GENÇ TURİZMCİLER SORUYOR?
- 1967 İstanbul doğumluyum. İstanbul Üniversitesi Edebiyat Fakültesi Coğrafya Bölümü mezunuyum. Daha sonra İşletme Enstitüsünde Turizm İşletmeciliği masteri yaptım. Yaklaşık olarak 1992’den bu yana otelciliğin içindeyim.
- Çırağan Sarayı’ndaki görevinizde irili ufaklı, resmi özel birçok organizasyonda görev yaptınız. Bu süreçleri yöneten bir uzman olarak, sizce bu tarz organizasyonlarda olmazsa olmaz diye nitelediğiniz noktalar nelerdir?
- Öncelikle, iyi bir takıma ve esnek bir yapıya sahip olmanız gerekiyor. Çok yönlü olan bu tür davetlerde her türlü istek ve oluşabilecek sorun, ancak iyi eğitilmiş, bilgili, özgüveni yüksek bir ekip ile idare edilebilir. Bu ekibi oluşturmak ise başlı başına ayrı bir tecrübe, birikim ve profesyonellik istiyor.
- İstanbul’dan sonra Kempinski bünyesinde Dubai’de Genel Müdür olarak görev yapmaktasınız. Özellikle olayı organizasyon açısından ele alacak olusak, bu iki destinasyonun farklı özellikleri nelerdir sizce?
- İstanbul, Dubai ve şimdi Kahire’deyim. Tamamen birbirinden farklı pazarlar aslında. Beklentiler farklı, müşterinin istekleri bile farklı oluyor. Ancak Lüks konaklama sektöründe bazı temel standartlar heryerde aynı. Onlar değişmiyor. Dolayısıyle gittiğiniz heryerde sağlam bir temeliniz varsa, üstüne yerel şartları ekliyorsunuz. Temel farklar genellikle yiyecek ve içecek beklentileri oluyor. Onun dışında, davet saatleri, davetlere katılım süreci, dekorasyon ve organizasyon içerikleri neredeyse aynı.
- Turizm eğitimi alan öğrenciler ve sektörde yeni istimdan olan birçok çalışan için önemli bir örnek teşkil etmektesiniz.
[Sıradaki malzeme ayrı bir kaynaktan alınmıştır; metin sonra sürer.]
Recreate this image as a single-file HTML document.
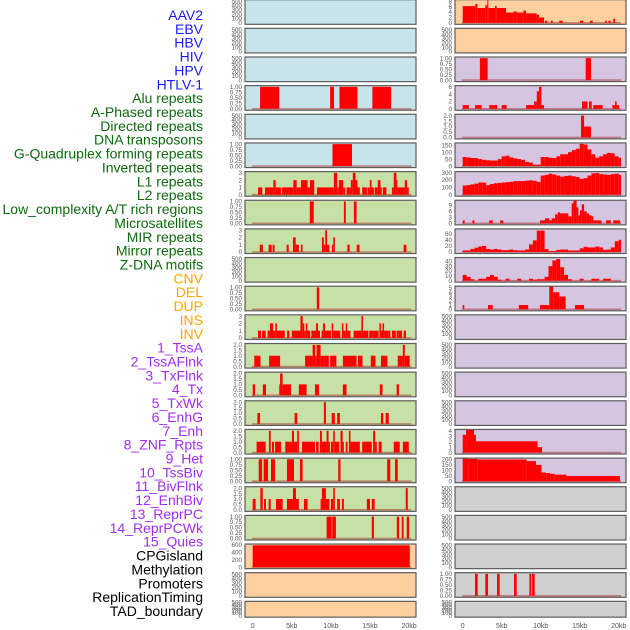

Siz Fuat Köroğlu olarak, kadronuzda nasıl bir çalışan görmek istersiniz?
- Kısaca misafir beklentilerini iyi anlayıp anında karşılık verebilme yeteneği olan kişilerle çalışmak isterim. Teknik bilgi öğretiliyor, ancak misafir beklentilerine katkıda bulunup anlamak öğretilmiyor. Ayrıca, çalışacağım kişi yeniliğe açık, esnek ve iletişime gayet açık olmalı.
- Birçok Genç Turizmcinin kafasını kurcalayan bir konu var. Turizm sektöründe, özellikle yiyecek ve içecek, “banquet” satış gibi bölümlerde çalışmak isteyen yeni mezunlar için yurtdışı deneyimi ne derece önemlidir?
- Bence, çok önemli, zira Turizm küresel bir endüstri. O yüzden dünya insanı olunmalı ve öğrenebilindiği kadar yabancı lisan öğrenilmeli. Her mezun hiç vakit kaybetmeden kendini belli bir süre yurtdışına atmalı, böylelikle uyum süreci daha kolay olur. Belli bir süre sonra istenirse yurda donülebilinir; ama yurtdışı tecrübesi Turizmin master programı gibi düşünülmeli.
- Son olarak, Turizmde sektör kariyeri ile akademik kariyeri bir arada düşündüğümüzde, sizce yüksek lisans yapmak profesyonel hayatta ne derece önemli?
- Yüksek lisans veya MBA adaylara diğer adaylar karşısında fark attıran unsurlar. Çünkü Turizm büyük bir endüstri ve oldukça yüksek miktarda bütçelerle çalışılıyor; dolayısıyla işin her türlü teorik kısmı da bilinmeli. Yeni gelişen girişimcilik ruhu bu sektördeki yöneticileri daha teknik ve global davranmaya itiyor. Bence bunun bir zamanlaması yapılmalı ve bu tür kariyer yatırımları daha profesyonel olunduğu zaman devreye girmeli.